Deng has done a terrific job, especially in the first half of each game, on Danny Granger, who is averaging a Pacers’ high 21.5. But the Bulls have had some trouble when the Pacers went to two man game screen roll with the point guard and Granger, though it remains unclear if Darren Collison can play after suffering a sprained ankle. Even if he does, if he is not near 100 percent, it will hurt the Pacers as Collison is their only point guard who gives the Bulls trouble with quickness and can turn the corner to the basket.
The Pacers sprung a nice trap on Rose late in Game 2 when the Bulls screened with a big, which they prefer to do. The Bulls adjusted to screen with Deng, which opened the court and negated the trap. It will be interesting to see with all the talk the Pacers have done about stopping Rose whether they commit to that trap and see if, as the saying goes, those other guys can beat you. In that case, it will be more important to have shooters on the floor.
I also expected to see the Pacers try more zone, which they didn’t. It will be something to watch for as the Bulls generally struggle with it initially.
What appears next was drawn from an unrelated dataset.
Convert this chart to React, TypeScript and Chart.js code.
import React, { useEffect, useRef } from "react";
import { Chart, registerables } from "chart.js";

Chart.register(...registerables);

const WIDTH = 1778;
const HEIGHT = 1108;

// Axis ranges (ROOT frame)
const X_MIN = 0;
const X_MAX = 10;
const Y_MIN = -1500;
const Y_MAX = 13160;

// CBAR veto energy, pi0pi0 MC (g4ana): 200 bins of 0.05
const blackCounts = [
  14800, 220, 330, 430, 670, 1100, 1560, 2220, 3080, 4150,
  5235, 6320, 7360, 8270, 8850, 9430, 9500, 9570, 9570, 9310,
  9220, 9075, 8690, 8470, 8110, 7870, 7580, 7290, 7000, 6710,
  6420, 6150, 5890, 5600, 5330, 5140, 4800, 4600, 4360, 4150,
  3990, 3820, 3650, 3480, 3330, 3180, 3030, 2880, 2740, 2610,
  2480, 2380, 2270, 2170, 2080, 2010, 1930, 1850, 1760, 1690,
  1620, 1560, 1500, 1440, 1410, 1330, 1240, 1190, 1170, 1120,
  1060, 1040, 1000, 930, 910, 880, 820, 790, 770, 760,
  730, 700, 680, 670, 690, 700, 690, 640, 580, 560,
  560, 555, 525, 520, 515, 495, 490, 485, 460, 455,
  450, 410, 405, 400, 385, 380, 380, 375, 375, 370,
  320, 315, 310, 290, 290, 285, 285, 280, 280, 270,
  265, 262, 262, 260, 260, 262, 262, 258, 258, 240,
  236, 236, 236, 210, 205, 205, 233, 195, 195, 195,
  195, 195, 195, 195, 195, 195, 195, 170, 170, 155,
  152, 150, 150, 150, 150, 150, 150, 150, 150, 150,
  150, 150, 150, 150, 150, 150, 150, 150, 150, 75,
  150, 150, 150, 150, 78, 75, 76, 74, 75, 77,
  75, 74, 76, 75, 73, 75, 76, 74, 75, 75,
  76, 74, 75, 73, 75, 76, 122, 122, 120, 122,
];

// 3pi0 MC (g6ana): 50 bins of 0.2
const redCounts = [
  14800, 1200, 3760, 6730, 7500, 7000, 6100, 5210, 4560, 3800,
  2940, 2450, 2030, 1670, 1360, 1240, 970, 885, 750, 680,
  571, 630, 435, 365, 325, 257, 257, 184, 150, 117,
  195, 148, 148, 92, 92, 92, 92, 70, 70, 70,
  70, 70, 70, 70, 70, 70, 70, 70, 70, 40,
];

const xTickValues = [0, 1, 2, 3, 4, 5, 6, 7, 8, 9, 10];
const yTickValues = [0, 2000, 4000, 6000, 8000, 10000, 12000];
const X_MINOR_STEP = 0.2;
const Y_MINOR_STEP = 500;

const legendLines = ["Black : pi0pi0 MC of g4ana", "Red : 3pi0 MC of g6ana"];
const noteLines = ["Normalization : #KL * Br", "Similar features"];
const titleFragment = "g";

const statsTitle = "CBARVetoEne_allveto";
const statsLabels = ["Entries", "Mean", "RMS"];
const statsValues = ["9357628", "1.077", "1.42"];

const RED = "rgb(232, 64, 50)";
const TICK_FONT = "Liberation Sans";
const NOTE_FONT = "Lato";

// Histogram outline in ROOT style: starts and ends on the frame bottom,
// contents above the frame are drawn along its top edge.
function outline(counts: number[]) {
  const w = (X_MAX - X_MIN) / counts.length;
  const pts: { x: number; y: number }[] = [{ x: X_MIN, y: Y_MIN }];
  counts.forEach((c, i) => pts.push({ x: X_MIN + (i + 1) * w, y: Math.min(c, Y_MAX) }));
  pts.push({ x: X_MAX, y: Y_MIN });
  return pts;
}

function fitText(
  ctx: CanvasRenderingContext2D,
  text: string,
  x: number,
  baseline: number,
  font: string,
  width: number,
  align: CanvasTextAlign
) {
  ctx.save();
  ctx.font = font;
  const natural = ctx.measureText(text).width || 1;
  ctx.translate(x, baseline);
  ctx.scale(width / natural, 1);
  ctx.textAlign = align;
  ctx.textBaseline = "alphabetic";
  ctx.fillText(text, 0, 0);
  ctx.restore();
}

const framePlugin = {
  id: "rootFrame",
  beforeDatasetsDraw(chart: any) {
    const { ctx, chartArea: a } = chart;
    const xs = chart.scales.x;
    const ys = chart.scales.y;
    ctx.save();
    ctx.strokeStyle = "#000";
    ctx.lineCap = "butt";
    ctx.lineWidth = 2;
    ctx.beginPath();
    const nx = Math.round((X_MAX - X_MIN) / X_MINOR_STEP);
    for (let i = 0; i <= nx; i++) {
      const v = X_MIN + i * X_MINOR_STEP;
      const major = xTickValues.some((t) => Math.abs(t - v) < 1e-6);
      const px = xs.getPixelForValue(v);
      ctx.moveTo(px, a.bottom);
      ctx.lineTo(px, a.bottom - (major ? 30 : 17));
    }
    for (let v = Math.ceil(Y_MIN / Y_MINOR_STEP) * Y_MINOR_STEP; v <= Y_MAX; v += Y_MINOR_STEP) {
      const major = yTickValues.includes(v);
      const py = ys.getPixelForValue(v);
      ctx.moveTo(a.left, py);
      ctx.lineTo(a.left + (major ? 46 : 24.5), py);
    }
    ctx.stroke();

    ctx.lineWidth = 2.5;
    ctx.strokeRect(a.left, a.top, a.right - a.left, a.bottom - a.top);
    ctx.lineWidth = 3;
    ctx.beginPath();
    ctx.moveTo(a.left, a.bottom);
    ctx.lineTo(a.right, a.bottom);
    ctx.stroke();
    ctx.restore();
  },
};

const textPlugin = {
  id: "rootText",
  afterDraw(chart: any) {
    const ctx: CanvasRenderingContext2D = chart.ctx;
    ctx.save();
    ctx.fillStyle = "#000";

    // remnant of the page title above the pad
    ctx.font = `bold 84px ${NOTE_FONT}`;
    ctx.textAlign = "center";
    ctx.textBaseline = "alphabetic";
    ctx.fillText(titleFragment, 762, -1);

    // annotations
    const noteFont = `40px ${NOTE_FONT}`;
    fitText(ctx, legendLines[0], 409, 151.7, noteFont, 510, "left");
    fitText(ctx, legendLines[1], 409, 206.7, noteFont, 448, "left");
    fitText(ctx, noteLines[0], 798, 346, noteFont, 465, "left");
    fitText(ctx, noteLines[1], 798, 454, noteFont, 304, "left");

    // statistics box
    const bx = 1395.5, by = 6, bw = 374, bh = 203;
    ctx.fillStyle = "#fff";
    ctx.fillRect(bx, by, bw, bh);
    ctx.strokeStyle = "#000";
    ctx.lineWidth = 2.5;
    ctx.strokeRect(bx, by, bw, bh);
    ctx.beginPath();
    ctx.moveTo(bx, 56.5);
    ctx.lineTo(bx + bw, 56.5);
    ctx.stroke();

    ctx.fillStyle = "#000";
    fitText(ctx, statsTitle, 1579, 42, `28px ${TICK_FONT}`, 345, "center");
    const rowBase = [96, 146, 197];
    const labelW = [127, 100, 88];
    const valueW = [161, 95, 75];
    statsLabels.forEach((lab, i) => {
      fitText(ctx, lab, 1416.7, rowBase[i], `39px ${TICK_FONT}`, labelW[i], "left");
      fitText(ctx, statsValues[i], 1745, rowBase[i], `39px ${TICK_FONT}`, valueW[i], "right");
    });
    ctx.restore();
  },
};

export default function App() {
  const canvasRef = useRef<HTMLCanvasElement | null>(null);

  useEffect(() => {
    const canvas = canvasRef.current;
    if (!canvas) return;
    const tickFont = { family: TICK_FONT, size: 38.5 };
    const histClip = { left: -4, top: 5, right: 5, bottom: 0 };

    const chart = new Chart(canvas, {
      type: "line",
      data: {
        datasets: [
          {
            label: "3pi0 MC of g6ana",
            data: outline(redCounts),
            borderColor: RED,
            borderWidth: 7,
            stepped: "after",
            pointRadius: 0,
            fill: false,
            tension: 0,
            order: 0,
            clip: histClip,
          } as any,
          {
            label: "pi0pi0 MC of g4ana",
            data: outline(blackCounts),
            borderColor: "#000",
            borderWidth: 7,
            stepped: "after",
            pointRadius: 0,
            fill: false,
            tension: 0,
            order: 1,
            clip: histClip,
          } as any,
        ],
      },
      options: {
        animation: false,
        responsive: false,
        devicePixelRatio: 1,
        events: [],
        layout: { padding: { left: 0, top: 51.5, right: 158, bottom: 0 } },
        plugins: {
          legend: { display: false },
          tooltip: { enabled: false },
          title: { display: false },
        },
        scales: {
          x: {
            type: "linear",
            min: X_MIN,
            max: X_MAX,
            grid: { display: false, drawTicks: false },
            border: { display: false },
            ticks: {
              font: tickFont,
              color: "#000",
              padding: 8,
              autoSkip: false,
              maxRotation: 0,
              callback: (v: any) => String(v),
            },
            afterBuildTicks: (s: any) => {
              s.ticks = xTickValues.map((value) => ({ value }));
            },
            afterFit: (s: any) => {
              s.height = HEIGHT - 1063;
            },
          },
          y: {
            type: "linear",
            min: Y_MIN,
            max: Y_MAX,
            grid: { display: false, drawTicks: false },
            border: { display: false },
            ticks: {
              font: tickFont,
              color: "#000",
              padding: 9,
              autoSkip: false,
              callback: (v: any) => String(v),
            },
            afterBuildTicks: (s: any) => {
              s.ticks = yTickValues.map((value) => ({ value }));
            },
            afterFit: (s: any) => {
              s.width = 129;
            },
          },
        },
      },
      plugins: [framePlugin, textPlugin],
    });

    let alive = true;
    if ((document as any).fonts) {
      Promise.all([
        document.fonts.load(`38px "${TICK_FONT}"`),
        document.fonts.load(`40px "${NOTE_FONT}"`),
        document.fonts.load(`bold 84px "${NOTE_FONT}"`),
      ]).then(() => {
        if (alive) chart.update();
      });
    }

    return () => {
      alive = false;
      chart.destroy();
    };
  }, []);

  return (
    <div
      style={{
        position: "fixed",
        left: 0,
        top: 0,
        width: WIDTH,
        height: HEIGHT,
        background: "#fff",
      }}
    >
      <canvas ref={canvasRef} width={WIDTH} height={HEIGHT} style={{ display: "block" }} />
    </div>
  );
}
Although Tyler Hansbrough went from 22 points in Game 1 to six in Game 2, I thought he had plenty of open looks and missed them. I’d like to see Gibson take more time on him and play him physically as Hansbrough’s activity seems to wear down Boozer. Boozer did come back with a better game with 17 points and 16 rebounds in Game 2, but he also needs to start running the court harder to bring the defense back with him instead of allowing the bigs to stay up and slow the Bulls ball movement by getting into the passing lanes.
I wouldn’t be surprised given Boozer suffers against size to see the Pacers have Hibbert guard him and Hansbrough on Noah given Noah isn’t proving much scoring threat since he returned from his thumb surgery.
The Bulls have not had good starts in either game, and, frankly, don’t have a lot of good starts with Noah and Bogans not scorers. You’d maybe like to see Korver get a look early to go with him closing the game.
Still, the Bulls won both games and perhaps having them close was good for Thibodeau to help get their attention that teams will play harder. We’ll see how the Bulls answer.